- [Supplied material]:

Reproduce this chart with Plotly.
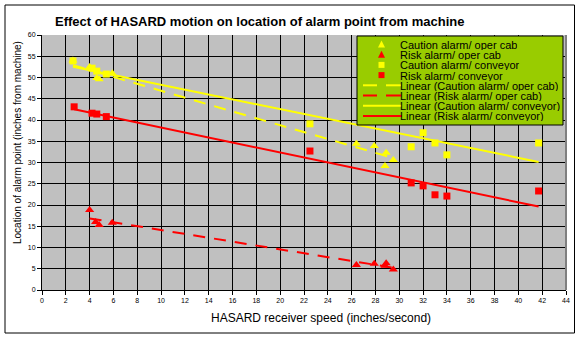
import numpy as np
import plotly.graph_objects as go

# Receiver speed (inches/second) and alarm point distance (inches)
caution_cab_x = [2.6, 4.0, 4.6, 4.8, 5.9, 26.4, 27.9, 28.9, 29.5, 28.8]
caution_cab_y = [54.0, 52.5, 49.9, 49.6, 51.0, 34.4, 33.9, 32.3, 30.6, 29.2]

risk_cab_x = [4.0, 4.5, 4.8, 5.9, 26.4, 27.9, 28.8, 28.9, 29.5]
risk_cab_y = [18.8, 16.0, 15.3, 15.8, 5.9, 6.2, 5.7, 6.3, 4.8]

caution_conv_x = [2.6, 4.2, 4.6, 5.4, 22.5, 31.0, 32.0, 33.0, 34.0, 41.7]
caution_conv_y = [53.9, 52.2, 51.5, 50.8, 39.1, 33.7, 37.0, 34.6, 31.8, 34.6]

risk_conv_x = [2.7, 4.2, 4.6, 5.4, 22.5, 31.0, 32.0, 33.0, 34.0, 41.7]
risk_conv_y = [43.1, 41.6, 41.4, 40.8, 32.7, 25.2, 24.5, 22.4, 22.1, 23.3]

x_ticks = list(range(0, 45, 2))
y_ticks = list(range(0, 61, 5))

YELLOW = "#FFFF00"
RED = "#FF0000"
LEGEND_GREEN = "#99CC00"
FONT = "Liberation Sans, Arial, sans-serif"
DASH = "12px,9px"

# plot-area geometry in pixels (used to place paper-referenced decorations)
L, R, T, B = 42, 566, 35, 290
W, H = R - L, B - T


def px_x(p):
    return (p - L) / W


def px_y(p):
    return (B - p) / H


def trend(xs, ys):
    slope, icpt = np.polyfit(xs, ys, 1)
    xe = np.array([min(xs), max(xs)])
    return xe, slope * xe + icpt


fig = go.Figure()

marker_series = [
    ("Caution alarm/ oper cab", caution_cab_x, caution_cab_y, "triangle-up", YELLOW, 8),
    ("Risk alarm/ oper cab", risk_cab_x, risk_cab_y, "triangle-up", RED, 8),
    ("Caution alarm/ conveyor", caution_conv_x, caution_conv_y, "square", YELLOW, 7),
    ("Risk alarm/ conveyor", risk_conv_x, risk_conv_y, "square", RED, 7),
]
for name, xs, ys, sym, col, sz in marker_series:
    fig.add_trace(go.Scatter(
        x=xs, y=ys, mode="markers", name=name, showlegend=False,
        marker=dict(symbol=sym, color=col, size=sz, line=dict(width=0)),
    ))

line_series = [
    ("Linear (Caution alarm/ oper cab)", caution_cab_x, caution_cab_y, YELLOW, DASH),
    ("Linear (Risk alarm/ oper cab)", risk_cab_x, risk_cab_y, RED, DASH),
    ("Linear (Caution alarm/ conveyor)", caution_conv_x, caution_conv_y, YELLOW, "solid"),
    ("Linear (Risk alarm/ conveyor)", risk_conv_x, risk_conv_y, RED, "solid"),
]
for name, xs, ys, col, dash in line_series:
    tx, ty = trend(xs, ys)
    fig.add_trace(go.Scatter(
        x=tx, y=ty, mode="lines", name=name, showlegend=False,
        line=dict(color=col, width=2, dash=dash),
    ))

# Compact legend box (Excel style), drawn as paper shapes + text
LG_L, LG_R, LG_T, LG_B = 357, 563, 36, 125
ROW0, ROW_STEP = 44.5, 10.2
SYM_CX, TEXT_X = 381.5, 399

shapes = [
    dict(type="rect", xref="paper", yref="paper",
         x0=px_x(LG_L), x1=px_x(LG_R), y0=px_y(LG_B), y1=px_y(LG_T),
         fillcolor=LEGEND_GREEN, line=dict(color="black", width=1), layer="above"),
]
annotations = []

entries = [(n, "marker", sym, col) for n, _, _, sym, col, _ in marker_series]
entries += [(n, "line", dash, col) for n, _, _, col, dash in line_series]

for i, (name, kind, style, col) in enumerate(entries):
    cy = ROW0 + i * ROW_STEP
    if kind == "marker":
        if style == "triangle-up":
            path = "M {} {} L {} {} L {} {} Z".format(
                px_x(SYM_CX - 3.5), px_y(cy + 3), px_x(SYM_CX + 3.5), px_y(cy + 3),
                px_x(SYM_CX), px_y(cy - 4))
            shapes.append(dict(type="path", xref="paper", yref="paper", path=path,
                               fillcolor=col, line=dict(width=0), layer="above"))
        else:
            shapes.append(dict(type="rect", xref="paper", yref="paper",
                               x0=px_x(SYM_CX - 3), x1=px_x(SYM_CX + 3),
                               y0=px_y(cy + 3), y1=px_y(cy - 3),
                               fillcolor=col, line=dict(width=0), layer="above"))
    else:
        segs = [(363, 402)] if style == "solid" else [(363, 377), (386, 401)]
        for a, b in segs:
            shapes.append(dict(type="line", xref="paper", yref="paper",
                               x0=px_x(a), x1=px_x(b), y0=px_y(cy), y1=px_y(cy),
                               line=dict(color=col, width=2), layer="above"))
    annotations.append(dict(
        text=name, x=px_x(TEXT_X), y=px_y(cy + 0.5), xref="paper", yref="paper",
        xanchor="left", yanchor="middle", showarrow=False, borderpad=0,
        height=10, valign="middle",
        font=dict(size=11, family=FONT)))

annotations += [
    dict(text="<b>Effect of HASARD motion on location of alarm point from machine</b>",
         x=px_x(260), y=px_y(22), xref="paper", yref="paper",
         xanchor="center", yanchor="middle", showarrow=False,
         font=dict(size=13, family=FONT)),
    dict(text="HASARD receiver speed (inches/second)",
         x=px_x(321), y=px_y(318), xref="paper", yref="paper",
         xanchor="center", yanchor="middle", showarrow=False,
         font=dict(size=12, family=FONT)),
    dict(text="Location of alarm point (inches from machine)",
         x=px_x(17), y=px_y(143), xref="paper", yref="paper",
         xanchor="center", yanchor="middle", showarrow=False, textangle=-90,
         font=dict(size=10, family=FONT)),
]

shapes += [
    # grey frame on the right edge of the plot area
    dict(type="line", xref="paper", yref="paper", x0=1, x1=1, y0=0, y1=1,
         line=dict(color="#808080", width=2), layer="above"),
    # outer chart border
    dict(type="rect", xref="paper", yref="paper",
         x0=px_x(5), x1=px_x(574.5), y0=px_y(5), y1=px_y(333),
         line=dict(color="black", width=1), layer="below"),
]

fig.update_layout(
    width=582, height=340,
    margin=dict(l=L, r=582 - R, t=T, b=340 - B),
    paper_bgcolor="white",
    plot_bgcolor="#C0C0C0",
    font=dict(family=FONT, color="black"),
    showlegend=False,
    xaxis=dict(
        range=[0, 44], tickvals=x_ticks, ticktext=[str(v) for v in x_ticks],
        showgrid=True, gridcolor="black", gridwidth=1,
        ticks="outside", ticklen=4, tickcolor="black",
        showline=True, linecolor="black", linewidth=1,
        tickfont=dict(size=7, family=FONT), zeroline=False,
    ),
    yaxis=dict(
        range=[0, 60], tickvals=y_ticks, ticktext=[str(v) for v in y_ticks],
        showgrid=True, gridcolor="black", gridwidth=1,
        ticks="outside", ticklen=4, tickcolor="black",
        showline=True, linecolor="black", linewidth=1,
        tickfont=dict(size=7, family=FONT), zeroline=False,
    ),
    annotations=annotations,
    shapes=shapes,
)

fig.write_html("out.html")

- [Task to complete]: Repeat the listing above exactly from its first line to the line containing "34.6, 31.8, 34.6]", both included, and omit the pictures.

- [Reply]:
Reproduce this chart with Plotly.
import numpy as np
import plotly.graph_objects as go

# Receiver speed (inches/second) and alarm point distance (inches)
caution_cab_x = [2.6, 4.0, 4.6, 4.8, 5.9, 26.4, 27.9, 28.9, 29.5, 28.8]
caution_cab_y = [54.0, 52.5, 49.9, 49.6, 51.0, 34.4, 33.9, 32.3, 30.6, 29.2]

risk_cab_x = [4.0, 4.5, 4.8, 5.9, 26.4, 27.9, 28.8, 28.9, 29.5]
risk_cab_y = [18.8, 16.0, 15.3, 15.8, 5.9, 6.2, 5.7, 6.3, 4.8]

caution_conv_x = [2.6, 4.2, 4.6, 5.4, 22.5, 31.0, 32.0, 33.0, 34.0, 41.7]
caution_conv_y = [53.9, 52.2, 51.5, 50.8, 39.1, 33.7, 37.0, 34.6, 31.8, 34.6]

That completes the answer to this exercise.